Charts and diagrams as code
════════
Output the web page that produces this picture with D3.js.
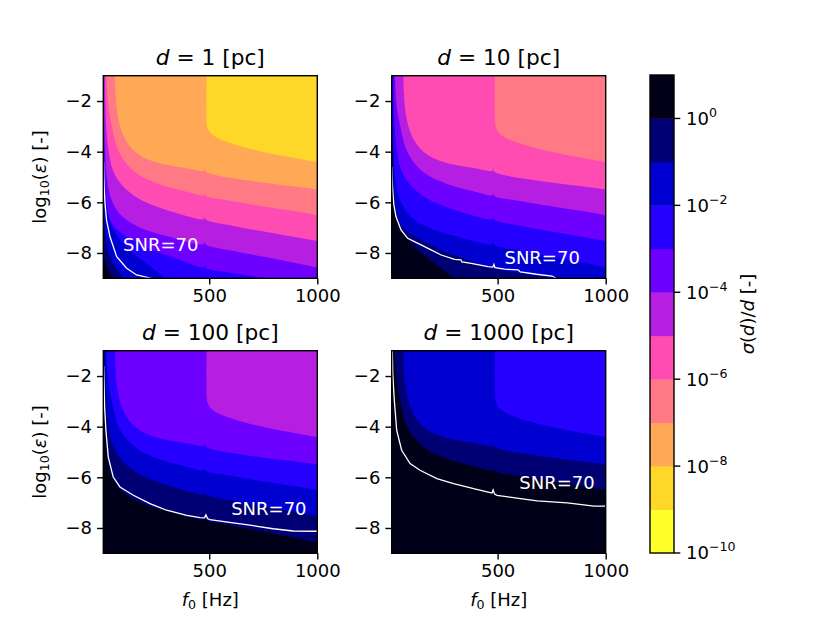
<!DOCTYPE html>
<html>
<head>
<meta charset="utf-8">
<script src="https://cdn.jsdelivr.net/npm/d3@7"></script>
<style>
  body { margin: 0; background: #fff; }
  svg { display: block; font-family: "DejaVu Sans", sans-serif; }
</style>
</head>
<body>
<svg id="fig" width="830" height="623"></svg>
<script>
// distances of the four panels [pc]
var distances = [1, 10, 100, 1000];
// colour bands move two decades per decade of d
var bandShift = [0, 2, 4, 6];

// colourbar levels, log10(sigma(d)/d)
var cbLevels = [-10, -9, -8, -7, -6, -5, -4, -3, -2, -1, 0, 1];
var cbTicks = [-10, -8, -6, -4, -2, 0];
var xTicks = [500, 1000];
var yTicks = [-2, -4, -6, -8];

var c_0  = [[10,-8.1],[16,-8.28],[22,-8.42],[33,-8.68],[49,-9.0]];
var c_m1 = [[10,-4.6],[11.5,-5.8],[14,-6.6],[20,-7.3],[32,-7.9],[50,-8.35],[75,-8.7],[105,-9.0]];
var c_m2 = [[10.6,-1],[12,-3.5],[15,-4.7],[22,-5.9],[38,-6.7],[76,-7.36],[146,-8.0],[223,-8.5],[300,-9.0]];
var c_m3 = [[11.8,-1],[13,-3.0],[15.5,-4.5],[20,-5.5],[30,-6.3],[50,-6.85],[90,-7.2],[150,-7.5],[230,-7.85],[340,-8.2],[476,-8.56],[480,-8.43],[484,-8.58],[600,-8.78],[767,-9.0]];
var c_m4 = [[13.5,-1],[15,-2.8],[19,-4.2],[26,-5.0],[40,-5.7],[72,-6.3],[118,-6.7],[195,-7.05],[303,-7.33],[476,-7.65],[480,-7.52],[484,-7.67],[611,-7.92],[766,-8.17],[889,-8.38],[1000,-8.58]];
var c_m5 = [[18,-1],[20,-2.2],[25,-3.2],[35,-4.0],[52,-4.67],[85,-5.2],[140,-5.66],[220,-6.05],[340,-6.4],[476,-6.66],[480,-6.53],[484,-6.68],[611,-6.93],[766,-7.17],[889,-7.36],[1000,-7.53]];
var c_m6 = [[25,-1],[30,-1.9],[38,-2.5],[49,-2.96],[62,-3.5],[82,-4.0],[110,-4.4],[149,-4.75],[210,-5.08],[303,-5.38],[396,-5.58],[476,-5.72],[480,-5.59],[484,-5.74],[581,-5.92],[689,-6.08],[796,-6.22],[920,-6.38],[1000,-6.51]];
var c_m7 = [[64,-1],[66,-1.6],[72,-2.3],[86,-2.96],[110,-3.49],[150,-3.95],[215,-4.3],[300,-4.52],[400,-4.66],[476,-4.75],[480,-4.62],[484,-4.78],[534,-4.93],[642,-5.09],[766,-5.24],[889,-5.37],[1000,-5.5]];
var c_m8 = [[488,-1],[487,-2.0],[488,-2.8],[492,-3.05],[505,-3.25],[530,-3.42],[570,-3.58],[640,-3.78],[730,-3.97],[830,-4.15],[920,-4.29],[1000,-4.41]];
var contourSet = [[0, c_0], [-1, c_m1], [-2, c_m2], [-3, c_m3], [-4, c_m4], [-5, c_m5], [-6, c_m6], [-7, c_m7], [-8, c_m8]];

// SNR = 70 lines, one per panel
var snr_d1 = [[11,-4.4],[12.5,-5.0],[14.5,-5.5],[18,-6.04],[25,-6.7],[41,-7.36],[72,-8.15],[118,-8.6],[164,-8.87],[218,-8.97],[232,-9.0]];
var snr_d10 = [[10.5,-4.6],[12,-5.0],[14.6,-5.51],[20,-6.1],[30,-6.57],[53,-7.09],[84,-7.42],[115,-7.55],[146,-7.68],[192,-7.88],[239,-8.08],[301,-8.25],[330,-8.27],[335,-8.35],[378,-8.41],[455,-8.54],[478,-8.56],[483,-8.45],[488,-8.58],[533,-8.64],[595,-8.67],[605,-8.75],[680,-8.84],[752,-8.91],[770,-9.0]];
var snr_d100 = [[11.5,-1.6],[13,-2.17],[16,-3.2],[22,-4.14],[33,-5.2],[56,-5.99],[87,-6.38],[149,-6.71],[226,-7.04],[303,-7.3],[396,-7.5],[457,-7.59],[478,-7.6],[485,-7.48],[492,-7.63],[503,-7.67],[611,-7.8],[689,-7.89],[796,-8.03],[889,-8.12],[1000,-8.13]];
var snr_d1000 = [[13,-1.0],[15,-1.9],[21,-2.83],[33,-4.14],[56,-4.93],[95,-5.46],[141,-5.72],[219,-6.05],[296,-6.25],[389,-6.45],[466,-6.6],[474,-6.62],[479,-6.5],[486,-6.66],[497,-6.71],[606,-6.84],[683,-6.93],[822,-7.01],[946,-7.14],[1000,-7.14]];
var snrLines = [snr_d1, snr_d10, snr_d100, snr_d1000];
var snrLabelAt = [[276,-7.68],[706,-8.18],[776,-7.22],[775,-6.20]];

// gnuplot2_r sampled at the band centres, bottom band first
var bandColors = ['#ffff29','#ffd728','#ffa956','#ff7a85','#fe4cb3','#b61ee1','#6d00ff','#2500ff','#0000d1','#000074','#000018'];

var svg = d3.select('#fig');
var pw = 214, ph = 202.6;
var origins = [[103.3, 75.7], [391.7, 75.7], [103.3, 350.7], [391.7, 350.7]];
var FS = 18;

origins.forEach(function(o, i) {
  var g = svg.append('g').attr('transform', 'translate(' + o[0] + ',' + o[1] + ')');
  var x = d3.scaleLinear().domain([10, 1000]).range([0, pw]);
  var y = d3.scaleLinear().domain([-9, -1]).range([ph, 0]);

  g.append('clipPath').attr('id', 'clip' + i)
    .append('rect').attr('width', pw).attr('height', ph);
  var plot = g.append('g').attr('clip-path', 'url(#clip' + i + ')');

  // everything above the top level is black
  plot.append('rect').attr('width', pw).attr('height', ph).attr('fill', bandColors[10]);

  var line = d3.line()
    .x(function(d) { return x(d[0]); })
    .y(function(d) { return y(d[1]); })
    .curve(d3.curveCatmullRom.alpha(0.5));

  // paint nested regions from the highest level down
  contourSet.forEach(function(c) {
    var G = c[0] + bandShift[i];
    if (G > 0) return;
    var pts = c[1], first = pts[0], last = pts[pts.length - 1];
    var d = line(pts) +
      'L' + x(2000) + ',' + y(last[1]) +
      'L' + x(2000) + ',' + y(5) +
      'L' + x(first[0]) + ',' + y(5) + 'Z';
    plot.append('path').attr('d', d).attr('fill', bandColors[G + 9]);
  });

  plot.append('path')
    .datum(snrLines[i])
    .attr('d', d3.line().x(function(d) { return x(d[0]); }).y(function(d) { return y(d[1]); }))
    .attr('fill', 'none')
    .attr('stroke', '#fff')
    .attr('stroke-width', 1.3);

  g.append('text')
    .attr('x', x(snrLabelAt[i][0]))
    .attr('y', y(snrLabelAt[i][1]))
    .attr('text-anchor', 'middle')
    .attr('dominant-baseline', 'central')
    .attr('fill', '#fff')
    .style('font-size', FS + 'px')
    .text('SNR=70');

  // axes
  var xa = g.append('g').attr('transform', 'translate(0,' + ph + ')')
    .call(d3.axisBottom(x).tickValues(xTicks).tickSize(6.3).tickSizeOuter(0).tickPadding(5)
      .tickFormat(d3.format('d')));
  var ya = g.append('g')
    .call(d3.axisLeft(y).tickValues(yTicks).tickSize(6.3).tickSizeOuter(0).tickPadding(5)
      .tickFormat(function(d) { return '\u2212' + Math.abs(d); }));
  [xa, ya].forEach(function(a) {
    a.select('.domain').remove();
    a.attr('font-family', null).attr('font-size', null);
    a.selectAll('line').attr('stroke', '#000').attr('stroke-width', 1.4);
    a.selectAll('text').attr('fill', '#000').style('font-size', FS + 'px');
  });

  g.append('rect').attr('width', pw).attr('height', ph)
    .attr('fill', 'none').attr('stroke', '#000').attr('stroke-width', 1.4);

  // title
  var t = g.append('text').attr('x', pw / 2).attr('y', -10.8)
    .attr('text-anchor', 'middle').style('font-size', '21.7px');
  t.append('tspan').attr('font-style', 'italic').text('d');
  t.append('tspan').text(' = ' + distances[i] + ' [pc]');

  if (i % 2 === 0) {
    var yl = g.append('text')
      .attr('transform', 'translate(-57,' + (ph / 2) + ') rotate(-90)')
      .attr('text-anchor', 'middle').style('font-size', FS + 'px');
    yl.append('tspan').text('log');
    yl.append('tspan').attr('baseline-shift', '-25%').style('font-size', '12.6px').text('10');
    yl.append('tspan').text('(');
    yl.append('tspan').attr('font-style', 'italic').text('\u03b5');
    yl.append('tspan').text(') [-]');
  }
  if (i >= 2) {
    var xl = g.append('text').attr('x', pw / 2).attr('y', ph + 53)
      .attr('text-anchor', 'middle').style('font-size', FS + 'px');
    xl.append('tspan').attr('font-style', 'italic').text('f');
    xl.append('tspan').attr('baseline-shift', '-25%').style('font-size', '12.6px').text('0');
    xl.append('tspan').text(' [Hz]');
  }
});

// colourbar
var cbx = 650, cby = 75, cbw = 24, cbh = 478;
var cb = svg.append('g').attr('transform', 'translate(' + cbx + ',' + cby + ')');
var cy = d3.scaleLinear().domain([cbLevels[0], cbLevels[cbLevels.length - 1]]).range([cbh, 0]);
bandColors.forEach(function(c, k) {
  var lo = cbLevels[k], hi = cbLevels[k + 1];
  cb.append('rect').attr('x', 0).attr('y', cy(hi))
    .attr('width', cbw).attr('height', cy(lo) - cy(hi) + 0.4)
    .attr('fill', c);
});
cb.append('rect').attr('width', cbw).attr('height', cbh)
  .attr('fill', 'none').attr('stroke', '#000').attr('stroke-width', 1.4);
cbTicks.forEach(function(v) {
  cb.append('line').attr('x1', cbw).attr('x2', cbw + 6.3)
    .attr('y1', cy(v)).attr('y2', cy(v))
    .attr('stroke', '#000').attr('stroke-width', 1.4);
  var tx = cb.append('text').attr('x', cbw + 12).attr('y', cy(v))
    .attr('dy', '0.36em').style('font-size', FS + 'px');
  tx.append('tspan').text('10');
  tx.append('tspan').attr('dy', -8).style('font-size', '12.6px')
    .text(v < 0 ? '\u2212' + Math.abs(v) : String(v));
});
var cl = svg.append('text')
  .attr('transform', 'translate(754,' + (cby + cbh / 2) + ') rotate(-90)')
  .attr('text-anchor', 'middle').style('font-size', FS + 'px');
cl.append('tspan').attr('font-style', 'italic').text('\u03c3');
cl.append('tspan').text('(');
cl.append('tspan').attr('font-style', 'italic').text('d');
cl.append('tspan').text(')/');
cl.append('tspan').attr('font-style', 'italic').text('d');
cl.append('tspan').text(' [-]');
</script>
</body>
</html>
════════
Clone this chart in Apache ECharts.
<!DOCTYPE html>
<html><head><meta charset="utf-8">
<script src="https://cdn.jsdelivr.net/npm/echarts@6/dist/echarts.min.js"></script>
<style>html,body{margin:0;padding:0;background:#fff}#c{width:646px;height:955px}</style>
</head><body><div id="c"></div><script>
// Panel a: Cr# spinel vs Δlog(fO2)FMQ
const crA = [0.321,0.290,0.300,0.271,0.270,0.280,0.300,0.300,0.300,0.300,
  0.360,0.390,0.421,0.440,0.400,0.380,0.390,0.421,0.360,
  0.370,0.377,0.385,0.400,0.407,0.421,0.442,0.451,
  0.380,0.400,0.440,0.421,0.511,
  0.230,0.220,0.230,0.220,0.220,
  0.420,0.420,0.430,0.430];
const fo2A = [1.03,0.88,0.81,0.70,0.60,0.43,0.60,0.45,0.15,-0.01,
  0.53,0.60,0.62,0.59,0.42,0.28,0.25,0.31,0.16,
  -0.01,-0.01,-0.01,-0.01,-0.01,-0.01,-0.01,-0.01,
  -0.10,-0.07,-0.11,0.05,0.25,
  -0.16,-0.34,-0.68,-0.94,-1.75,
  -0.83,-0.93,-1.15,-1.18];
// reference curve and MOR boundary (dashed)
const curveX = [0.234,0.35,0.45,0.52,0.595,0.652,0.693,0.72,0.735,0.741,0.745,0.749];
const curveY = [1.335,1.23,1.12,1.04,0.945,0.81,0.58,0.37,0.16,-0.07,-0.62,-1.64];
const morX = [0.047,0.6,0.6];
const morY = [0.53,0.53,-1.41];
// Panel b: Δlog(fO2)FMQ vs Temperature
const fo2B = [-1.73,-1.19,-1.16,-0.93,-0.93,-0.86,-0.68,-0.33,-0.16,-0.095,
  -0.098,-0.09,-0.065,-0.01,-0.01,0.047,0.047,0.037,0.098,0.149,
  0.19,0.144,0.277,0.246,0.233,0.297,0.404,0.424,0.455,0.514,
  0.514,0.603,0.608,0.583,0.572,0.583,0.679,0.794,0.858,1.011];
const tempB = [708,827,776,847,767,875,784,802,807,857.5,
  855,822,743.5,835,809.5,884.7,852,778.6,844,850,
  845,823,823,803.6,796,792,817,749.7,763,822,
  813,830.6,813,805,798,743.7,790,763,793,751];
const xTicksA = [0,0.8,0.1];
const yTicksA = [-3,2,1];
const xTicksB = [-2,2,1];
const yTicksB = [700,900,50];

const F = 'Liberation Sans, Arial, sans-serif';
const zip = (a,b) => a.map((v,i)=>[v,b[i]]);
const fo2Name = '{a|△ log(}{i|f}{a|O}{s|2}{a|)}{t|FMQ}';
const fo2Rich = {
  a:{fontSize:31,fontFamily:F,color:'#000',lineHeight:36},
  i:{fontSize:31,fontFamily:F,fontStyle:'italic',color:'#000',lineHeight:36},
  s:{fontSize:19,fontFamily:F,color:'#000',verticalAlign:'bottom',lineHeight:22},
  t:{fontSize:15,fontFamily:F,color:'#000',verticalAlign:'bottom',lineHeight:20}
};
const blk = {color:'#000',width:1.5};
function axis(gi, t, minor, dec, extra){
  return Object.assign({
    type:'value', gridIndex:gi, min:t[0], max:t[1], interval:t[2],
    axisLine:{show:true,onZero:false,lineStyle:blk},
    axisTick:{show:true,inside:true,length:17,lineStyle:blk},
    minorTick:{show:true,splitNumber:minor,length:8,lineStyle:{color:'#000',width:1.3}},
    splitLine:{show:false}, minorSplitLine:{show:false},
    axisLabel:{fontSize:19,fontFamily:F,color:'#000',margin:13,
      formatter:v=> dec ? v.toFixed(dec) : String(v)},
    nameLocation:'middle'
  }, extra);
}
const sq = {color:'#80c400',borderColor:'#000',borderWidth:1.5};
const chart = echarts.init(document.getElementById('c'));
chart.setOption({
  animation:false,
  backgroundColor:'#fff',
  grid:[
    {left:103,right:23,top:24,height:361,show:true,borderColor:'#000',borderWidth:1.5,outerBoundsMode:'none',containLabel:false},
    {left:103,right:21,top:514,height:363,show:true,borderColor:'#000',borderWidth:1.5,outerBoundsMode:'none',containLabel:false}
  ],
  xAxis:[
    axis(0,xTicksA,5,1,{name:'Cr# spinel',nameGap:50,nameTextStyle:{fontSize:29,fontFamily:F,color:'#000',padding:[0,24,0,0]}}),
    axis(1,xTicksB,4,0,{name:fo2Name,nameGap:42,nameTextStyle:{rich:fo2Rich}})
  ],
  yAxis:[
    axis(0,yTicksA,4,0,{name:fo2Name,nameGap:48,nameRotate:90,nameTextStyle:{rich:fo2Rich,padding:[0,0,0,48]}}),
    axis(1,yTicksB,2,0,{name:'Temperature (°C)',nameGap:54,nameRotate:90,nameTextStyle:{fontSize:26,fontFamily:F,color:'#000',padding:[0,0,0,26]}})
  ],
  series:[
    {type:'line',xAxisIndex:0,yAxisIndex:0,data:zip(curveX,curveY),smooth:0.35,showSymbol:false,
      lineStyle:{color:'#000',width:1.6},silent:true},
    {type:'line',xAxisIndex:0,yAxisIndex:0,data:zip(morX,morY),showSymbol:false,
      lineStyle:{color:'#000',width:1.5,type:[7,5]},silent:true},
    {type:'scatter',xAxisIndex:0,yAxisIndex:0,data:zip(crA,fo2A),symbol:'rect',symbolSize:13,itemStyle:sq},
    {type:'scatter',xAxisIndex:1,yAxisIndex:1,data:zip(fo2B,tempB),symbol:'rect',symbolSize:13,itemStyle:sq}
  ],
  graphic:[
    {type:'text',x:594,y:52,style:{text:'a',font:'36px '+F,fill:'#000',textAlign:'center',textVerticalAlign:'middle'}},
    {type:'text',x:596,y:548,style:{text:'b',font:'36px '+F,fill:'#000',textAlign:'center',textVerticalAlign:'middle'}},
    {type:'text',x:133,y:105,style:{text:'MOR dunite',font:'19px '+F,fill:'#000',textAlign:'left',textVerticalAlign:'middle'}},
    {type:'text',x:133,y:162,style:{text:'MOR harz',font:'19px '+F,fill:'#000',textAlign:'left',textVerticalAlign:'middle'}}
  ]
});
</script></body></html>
════════
**Task goal:**
From the line containing "Output the web" to the line containing "var yTicks = [-2, -4, -6, -8];", both lines included, give the text again exactly, without any pictures.

**Solution to the problem:**
Output the web page that produces this picture with D3.js.
<!DOCTYPE html>
<html>
<head>
<meta charset="utf-8">
<script src="https://cdn.jsdelivr.net/npm/d3@7"></script>
<style>
  body { margin: 0; background: #fff; }
  svg { display: block; font-family: "DejaVu Sans", sans-serif; }
</style>
</head>
<body>
<svg id="fig" width="830" height="623"></svg>
<script>
// distances of the four panels [pc]
var distances = [1, 10, 100, 1000];
// colour bands move two decades per decade of d
var bandShift = [0, 2, 4, 6];

// colourbar levels, log10(sigma(d)/d)
var cbLevels = [-10, -9, -8, -7, -6, -5, -4, -3, -2, -1, 0, 1];
var cbTicks = [-10, -8, -6, -4, -2, 0];
var xTicks = [500, 1000];
var yTicks = [-2, -4, -6, -8];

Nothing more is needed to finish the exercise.